Consultation des délégués du personnel

Autre nouveauté de la loi, l’employeur devra consulter les délégués du personnel au sujet des offres de reclassement en cas d’inaptitude. Auparavant, c’était seulement le cas quand l’inaptitude était d’origine professionnelle. Cette origine, parfois difficile à faire reconnaître, n’est plus prise en compte pour déterminer si la saisine des DP est nécessaire ou non. De la même façon, l’employeur devra dans tous les cas exposer au salarié par écrit les raisons pour lesquelles un reclassement est jugé impossible, qu’il souffre d’une maladie d’origine professionnelle ou non. Idem, la loi prévoit que le médecin du travail puisse formuler des indications sur l’aptitude du salarié à bénéficier d’une formation le préparant à occuper un poste adapté, que l’inaptitude soit d’origine professionnelle, comme c’était déjà le cas auparavant, ou non professionnelle. « Cela unifie et simplifie la procédure », traduit Philippe Rogez, avocat associé au cabinet Raphaël Avocats. La distinction de l’origine de la pathologie n’a plus lieu d’être, seul l’état du salarié compte afin d’éviter de multiplier les différentes procédures et de simplifier la démarche de reclassement.

Une réforme de la contestation unanimement contestée

C’est le volet raté, la grande déception de la réforme. Avant la loi, la contestation de l’avis d’inaptitude se réglait en envoyant un courrier à l’inspection du travail dans un délai de deux mois. À compter du 1er janvier 2017, l’employeur ou le salarié devront saisir le conseil des Prud’hommes en référé. Résultat, « c’est beaucoup plus impressionnant, les salariés contesteront encore moins », anticipe Jacques Darmon, médecin du travail. Déjà, le rapport Issindou rendu en mai 2015, qui a posé les grandes lignes de la modernisation de la médecine du travail, indiquait que seuls 0,016 % des avis rendus faisaient l’objet d’une contestation. Ce même rapport préconisait de mettre en place une commission régionale composée de médecins en cas de contestation. « Cela aurait permis de déjudiciariser le contentieux et d’éviter que les décisions soient prises par un inspecteur du travail, seul », regrette Philippe Rogez, avocat associé au cabinet Raphaël Avocats.
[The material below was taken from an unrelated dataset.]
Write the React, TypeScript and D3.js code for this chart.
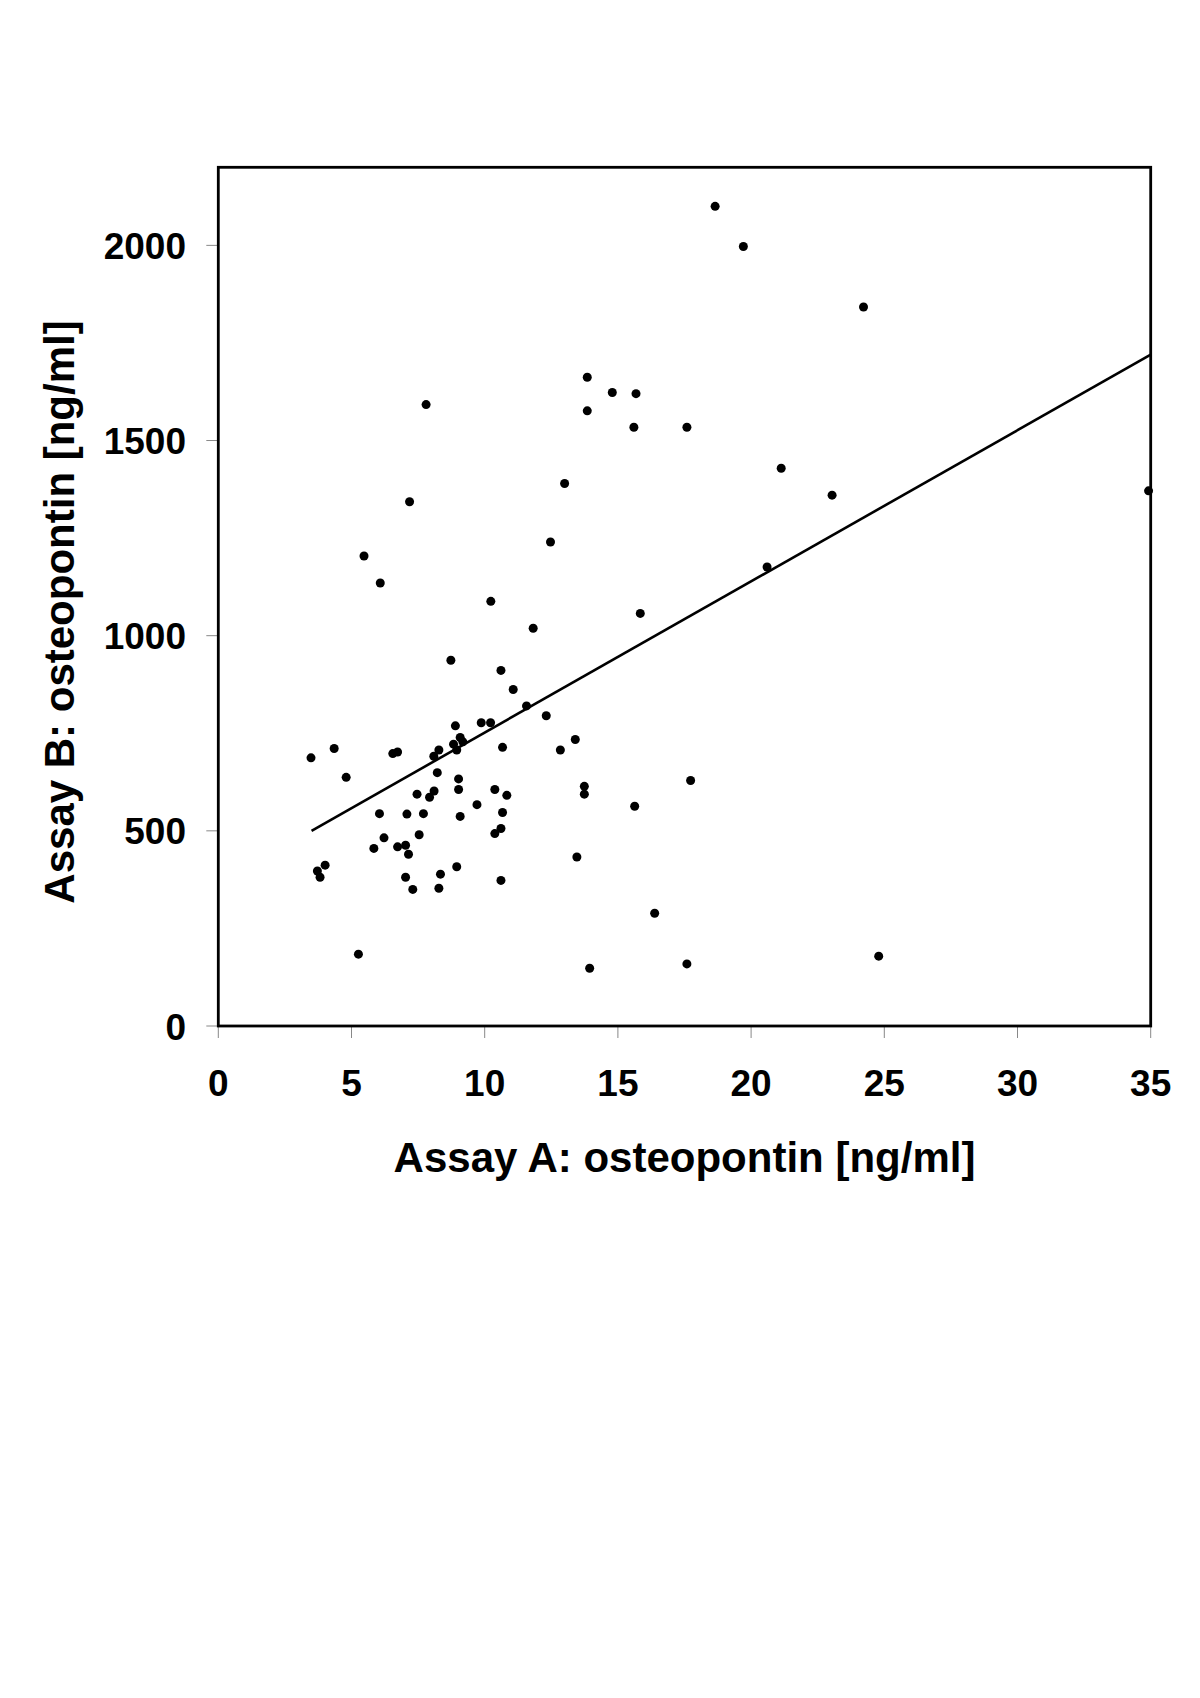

Surtout, « les prud’hommes sont déjà embouteillés et les conseillers, non professionnels, n’ont pas de compétences en contentieux médical », regrette Jean-Michel Sterdyniak, secrétaire général du Syndicat national des professionnels de la santé au travail (SNPST). « On ne sait pas en quoi les Prud’hommes sont davantage compétents que les inspecteurs du travail sur des sujets médicaux », confirme Marion Ayadi, avocate associée au cabinet Raphaël Avocats. Une question reste en suspens : qui paiera les frais d’expertises médicales aux Prud’hommes ? Le texte reste très vague. Jusqu’à présent, la procédure était gratuite.